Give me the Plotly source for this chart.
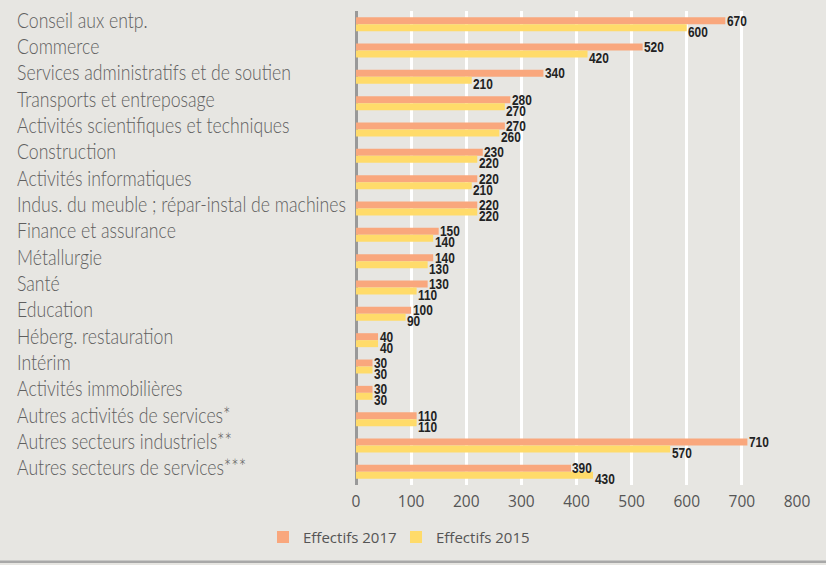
import plotly.graph_objects as go

categories = [
    "Conseil aux entp.",
    "Commerce",
    "Services administratifs et de soutien",
    "Transports et entreposage",
    "Activités scientifiques et techniques",
    "Construction",
    "Activités informatiques",
    "Indus. du meuble ; répar-instal de machines",
    "Finance et assurance",
    "Métallurgie",
    "Santé",
    "Education",
    "Héberg. restauration",
    "Intérim",
    "Activités immobilières",
    "Autres activités de services*",
    "Autres secteurs industriels**",
    "Autres secteurs de services***",
]
effectifs_2017 = [670, 520, 340, 280, 270, 230, 220, 220, 150, 140, 130, 100, 40, 30, 30, 110, 710, 390]
effectifs_2015 = [600, 420, 210, 270, 260, 220, 210, 220, 140, 130, 110, 90, 40, 30, 30, 110, 570, 430]
series_names = ["Effectifs 2017", "Effectifs 2015"]
x_ticks = [0, 100, 200, 300, 400, 500, 600, 700, 800]

W, H = 826, 565
L, R, T, B = 356, 29, 10.5, 79.5
plot_w = W - L - R
plot_h = H - T - B

BG = "#e7e6e2"
ORANGE = "#f9a77d"
YELLOW = "#ffdb6a"
VAL_FONT = "Liberation Sans, Arial, sans-serif"
LAB_FONT = "Lato, Liberation Sans, sans-serif"

fig = go.Figure()
for name, vals, col in [(series_names[0], effectifs_2017, ORANGE),
                        (series_names[1], effectifs_2015, YELLOW)]:
    fig.add_trace(go.Bar(
        y=categories, x=vals, name=name, orientation="h",
        marker=dict(color=col, line=dict(width=0)),
    ))

# category labels (annotations 0..n-1)
for c in categories:
    fig.add_annotation(
        x=(15 - L) / plot_w, xref="paper", y=c, yref="y",
        text=c, showarrow=False, xanchor="left", yanchor="middle",
        yshift=5,
        font=dict(family=LAB_FONT, size=22, color="#5f5f5f", weight=300),
    )

# value labels
for vals, ys in [(effectifs_2017, 3.5), (effectifs_2015, -7.5)]:
    for c, v in zip(categories, vals):
        fig.add_annotation(
            x=v, xref="x", y=c, yref="y", text=f"<b>{v}</b>",
            showarrow=False, xanchor="left", yanchor="middle",
            xshift=1.5, yshift=ys, borderpad=0, borderwidth=0,
            font=dict(family=VAL_FONT, size=14, color="#222222"),
        )

line_y = (T + plot_h - (H - 2.5)) / plot_h
fig.add_shape(type="line", xref="paper", yref="paper",
              x0=-L / plot_w, x1=(W - L) / plot_w, y0=line_y, y1=line_y,
              line=dict(color="#a8a8a8", width=2.5))

n = len(categories)
fig.update_layout(
    width=W, height=H,
    margin=dict(l=L, r=R, t=T, b=B, pad=0, autoexpand=False),
    paper_bgcolor=BG, plot_bgcolor=BG,
    barmode="group", bargap=0.47, bargroupgap=0,
    showlegend=True,
    legend=dict(orientation="h", x=(263 - L) / plot_w, xanchor="left",
                y=-0.11, yanchor="middle", entrywidth=88,
                font=dict(family="Open Sans, sans-serif", size=15, color="#555555"),
                bgcolor="rgba(0,0,0,0)"),
    xaxis=dict(range=[0, 800], autorange=False, tickvals=x_ticks, showgrid=True,
               gridcolor="#ffffff", gridwidth=2.5, automargin=False,
               zeroline=True, zerolinecolor="#999999", zerolinewidth=3,
               showline=False, ticks="", ticklabelstandoff=5,
               tickfont=dict(family="Open Sans, sans-serif", size=15.5, color="#555555")),
    yaxis=dict(categoryorder="array", categoryarray=categories,
               range=[n - 0.5, -0.5], autorange=False,
               showticklabels=False, showgrid=False,
               zeroline=False, ticks="", automargin=False),
)

post = """
document.body.style.margin = '0';
document.body.style.padding = '0';
var gd = document.getElementById('{plot_id}');
var N = %d;
var groups = gd.querySelectorAll('g.annotation');
var cat = [], val = [];
groups.forEach(function(g){
  var i = parseInt(g.getAttribute('data-index'));
  var t = g.querySelector('text.annotation-text');
  if (!t) return;
  if (i < N) cat.push(t); else val.push(t);
});
var maxW = 0;
cat.forEach(function(t){ var w = t.getBBox().width; if (w > maxW) maxW = w; });
var f = maxW > 0 ? 329 / maxW : 1;
function sx(t, k){
  t.style.transformBox = 'fill-box';
  t.style.transformOrigin = '0%% 50%%';
  t.style.transform = 'scaleX(' + k + ')';
}
cat.forEach(function(t){ sx(t, f); });
val.forEach(function(t){ sx(t, 0.85); });
""" % n

fig.write_html("out.html", post_script=post, config={"displayModeBar": False})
= = = = =
■ **EXERCISE PROMPT**
Copy the material exactly. Do not include the pictures.

■ **RESPONSE TO THE TASK**
Give me the Plotly source for this chart.
import plotly.graph_objects as go

categories = [
    "Conseil aux entp.",
    "Commerce",
    "Services administratifs et de soutien",
    "Transports et entreposage",
    "Activités scientifiques et techniques",
    "Construction",
    "Activités informatiques",
    "Indus. du meuble ; répar-instal de machines",
    "Finance et assurance",
    "Métallurgie",
    "Santé",
    "Education",
    "Héberg. restauration",
    "Intérim",
    "Activités immobilières",
    "Autres activités de services*",
    "Autres secteurs industriels**",
    "Autres secteurs de services***",
]
effectifs_2017 = [670, 520, 340, 280, 270, 230, 220, 220, 150, 140, 130, 100, 40, 30, 30, 110, 710, 390]
effectifs_2015 = [600, 420, 210, 270, 260, 220, 210, 220, 140, 130, 110, 90, 40, 30, 30, 110, 570, 430]
series_names = ["Effectifs 2017", "Effectifs 2015"]
x_ticks = [0, 100, 200, 300, 400, 500, 600, 700, 800]

W, H = 826, 565
L, R, T, B = 356, 29, 10.5, 79.5
plot_w = W - L - R
plot_h = H - T - B

BG = "#e7e6e2"
ORANGE = "#f9a77d"
YELLOW = "#ffdb6a"
VAL_FONT = "Liberation Sans, Arial, sans-serif"
LAB_FONT = "Lato, Liberation Sans, sans-serif"

fig = go.Figure()
for name, vals, col in [(series_names[0], effectifs_2017, ORANGE),
                        (series_names[1], effectifs_2015, YELLOW)]:
    fig.add_trace(go.Bar(
        y=categories, x=vals, name=name, orientation="h",
        marker=dict(color=col, line=dict(width=0)),
    ))

# category labels (annotations 0..n-1)
for c in categories:
    fig.add_annotation(
        x=(15 - L) / plot_w, xref="paper", y=c, yref="y",
        text=c, showarrow=False, xanchor="left", yanchor="middle",
        yshift=5,
        font=dict(family=LAB_FONT, size=22, color="#5f5f5f", weight=300),
    )

# value labels
for vals, ys in [(effectifs_2017, 3.5), (effectifs_2015, -7.5)]:
    for c, v in zip(categories, vals):
        fig.add_annotation(
            x=v, xref="x", y=c, yref="y", text=f"<b>{v}</b>",
            showarrow=False, xanchor="left", yanchor="middle",
            xshift=1.5, yshift=ys, borderpad=0, borderwidth=0,
            font=dict(family=VAL_FONT, size=14, color="#222222"),
        )

line_y = (T + plot_h - (H - 2.5)) / plot_h
fig.add_shape(type="line", xref="paper", yref="paper",
              x0=-L / plot_w, x1=(W - L) / plot_w, y0=line_y, y1=line_y,
              line=dict(color="#a8a8a8", width=2.5))

n = len(categories)
fig.update_layout(
    width=W, height=H,
    margin=dict(l=L, r=R, t=T, b=B, pad=0, autoexpand=False),
    paper_bgcolor=BG, plot_bgcolor=BG,
    barmode="group", bargap=0.47, bargroupgap=0,
    showlegend=True,
    legend=dict(orientation="h", x=(263 - L) / plot_w, xanchor="left",
                y=-0.11, yanchor="middle", entrywidth=88,
                font=dict(family="Open Sans, sans-serif", size=15, color="#555555"),
                bgcolor="rgba(0,0,0,0)"),
    xaxis=dict(range=[0, 800], autorange=False, tickvals=x_ticks, showgrid=True,
               gridcolor="#ffffff", gridwidth=2.5, automargin=False,
               zeroline=True, zerolinecolor="#999999", zerolinewidth=3,
               showline=False, ticks="", ticklabelstandoff=5,
               tickfont=dict(family="Open Sans, sans-serif", size=15.5, color="#555555")),
    yaxis=dict(categoryorder="array", categoryarray=categories,
               range=[n - 0.5, -0.5], autorange=False,
               showticklabels=False, showgrid=False,
               zeroline=False, ticks="", automargin=False),
)

post = """
document.body.style.margin = '0';
document.body.style.padding = '0';
var gd = document.getElementById('{plot_id}');
var N = %d;
var groups = gd.querySelectorAll('g.annotation');
var cat = [], val = [];
groups.forEach(function(g){
  var i = parseInt(g.getAttribute('data-index'));
  var t = g.querySelector('text.annotation-text');
  if (!t) return;
  if (i < N) cat.push(t); else val.push(t);
});
var maxW = 0;
cat.forEach(function(t){ var w = t.getBBox().width; if (w > maxW) maxW = w; });
var f = maxW > 0 ? 329 / maxW : 1;
function sx(t, k){
  t.style.transformBox = 'fill-box';
  t.style.transformOrigin = '0%% 50%%';
  t.style.transform = 'scaleX(' + k + ')';
}
cat.forEach(function(t){ sx(t, f); });
val.forEach(function(t){ sx(t, 0.85); });
""" % n

fig.write_html("out.html", post_script=post, config={"displayModeBar": False})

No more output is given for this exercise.